For those who did not watch Conan, he took risks often. Random characters and skits would succeed, like the masturbating bear or “In the Year 2000”, but many bits have failed and have since been completely forgotten. His show and his brand of late night comedy were basically hit or miss, much like the San Diego Chargers down field passing offense.
Once he moved to the Tonight Show we saw some skits and he took a few chances, but he dialed his comedy down and became something that was not himself. The fear is that his style would not play with Middle America, which is actually a weird way of saying that his comedy would not play with Middle-Aged America. Once he began playing more conservatively his ratings dropped. He, like the Chargers, struggles to play conservatively. It is simply not his game.

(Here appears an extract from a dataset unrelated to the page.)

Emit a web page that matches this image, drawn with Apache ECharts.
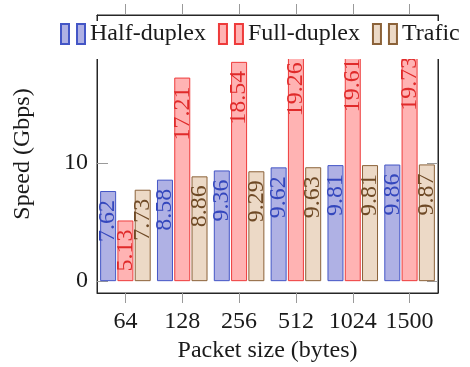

Now, as he plays out his last few shows with the Tonight Show, he has returned to his manic, self deprecating comedic form. Conan is willing to try just about any bit he thinks is funny. This return to his comedy roots and the attention fueled by controversy has given him a huge 50-percent ratings bump, according to MSNBC.
The point is that Conan is like the Chargers. They take big chances down the field and are out their best when they play this way. The Chargers recently lost in the Divisional Round of the NFL playoffs, and this may be an unintended apt description of the Conan in late night prime time. Perhaps he can never win this way. Perhaps he is not going to be first in the ratings at the 11:35 p.m. ET time spot because he cannot play a conservative game.
Then again, the Indianapolis Colts played the same way offensively and they won the Super Bowl in 2005. (In this case the difference is the defense and in this contrived metaphor Conan’s lawyers are like the Chargers defense, leaving a huge hole in the contract that did not guarantee the time spot and giving NBC an in to take his show away from him.).
Jay Leno’s Tonight Show is like the San Antonio Spurs
I am not a fan of Jay Leno, but I cannot argue with his success. This makes him like the San Antonio Spurs. The Spurs consistently put together winning teams that have won at least 60 percent of their regular season games since the 1997-98 season.
The biggest difference between these two teams is that Leno’s version of winning is dominating the television ratings as host of the Tonight Show. The Spurs remain one of the least watched NBA champions of the 21st century.
There is no other way this needs to be spun or explained. He remained at the top of the late night ratings game for nearly all of his 17 years as host of the Tonight Show. This means the show remained consistent in its purpose- ratings- no matter what criticism or praise the show received from a comedy perspective.
The Tonight Show Conflict is like…
The whole conflict is like any major sports strike or salary cap disaster. It has been mishandled by every side and the result is disaster. The ultimate loser will be the network, which has lost so much prestige I would put it on par with Fox in the 1990s.
The only good news is that there is a chance the network can come back. MLB baseball came back from the baseball strike in 1994. That comeback was fueled by something as dastardly as steroids though. The NBA and the NHL have failed to come back as strong as MLB, and this could very well be the reality for a network trying to come back in the competitive age of Cable, the Internet, Tivo, and Hulu.